There are probably other games out there that fall into this category as well – have you heard of any other games I could add to this speculative list?
Isn’t a mini-megagame just a game?
This one often gets mentioned whenever someone suggests running a mini-megagame. However the name I’m going to use to discuss them is kilogame – smaller than a megagame, but still retaining a lot of the power. (Hat-tip to Karl from the Gothenburg Megagames Facebook group for coming up with the idea for the name!)
The idea is that these games retain the “feel” of a megagame – the chaos, the interactions, the open-worldness – with a smaller footprint. Also note that I am saying that these games are megagames, just a different type of megagame to the full-scale ones.
Benefits of Kilogames
These games have a number of benefits over the existing all-day megagames:
- They are more accessible to newcomers. New players don’t have to commit an entire day to a hobby they might end up disliking, so will be more willing to take a chance on this.
- They generally need fewer Control, which makes them easier to put on for groups in areas without an existing megagame community.
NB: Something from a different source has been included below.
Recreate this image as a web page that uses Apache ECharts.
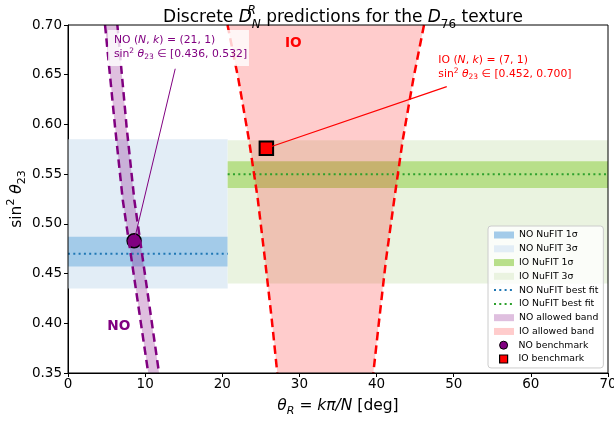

- The smaller game sizes are also useful for new megagame communities as they need fewer sign ups to run, as well as making reruns more sustainable.
- Balancing the game is easier as you only have to account for what players will do in 2-4 hours, not an entire day.
- There’s more capacity to monetise them. The shorter time length and breakaway from the traditional format means that it’s possible to charge more than £30 (the standard megagame fee) or to shorten the time enough to make a lower game fee profitable.
Potential Downsides to Kilogames
Naturally not everything is sunshine and daffodils. There are additional challenges running kilogames:
- There are design challenges with fitting playtime into a shorter time period. People will need to get up to speed with the game mechanics quicker, which usually means they will need to be simpler and less nuanced.
- The narrative has less time to develop, which means your scope for intriguing story lines is more limited.
- There seems to be a higher expectation for production value for these games, especially if they are charging a similar or higher price.
- Even after this incredibly convincing blog post, many in the megagame community will still not believe these games are megagames, and that could make it more challenging to promote them within the current community.
The Future of Kilogaming
I believe we’re going to see more and more of these games popping up on the megagame circuit. The benefits outweigh many of the downsides, they’ll be easier to fill, and are likely to be the entryway to more gamers becoming fans of the full scale megagames.
Have you been to any kilogames? Or maybe you’ve got a design in progress? What do you think about how they compare to megagames?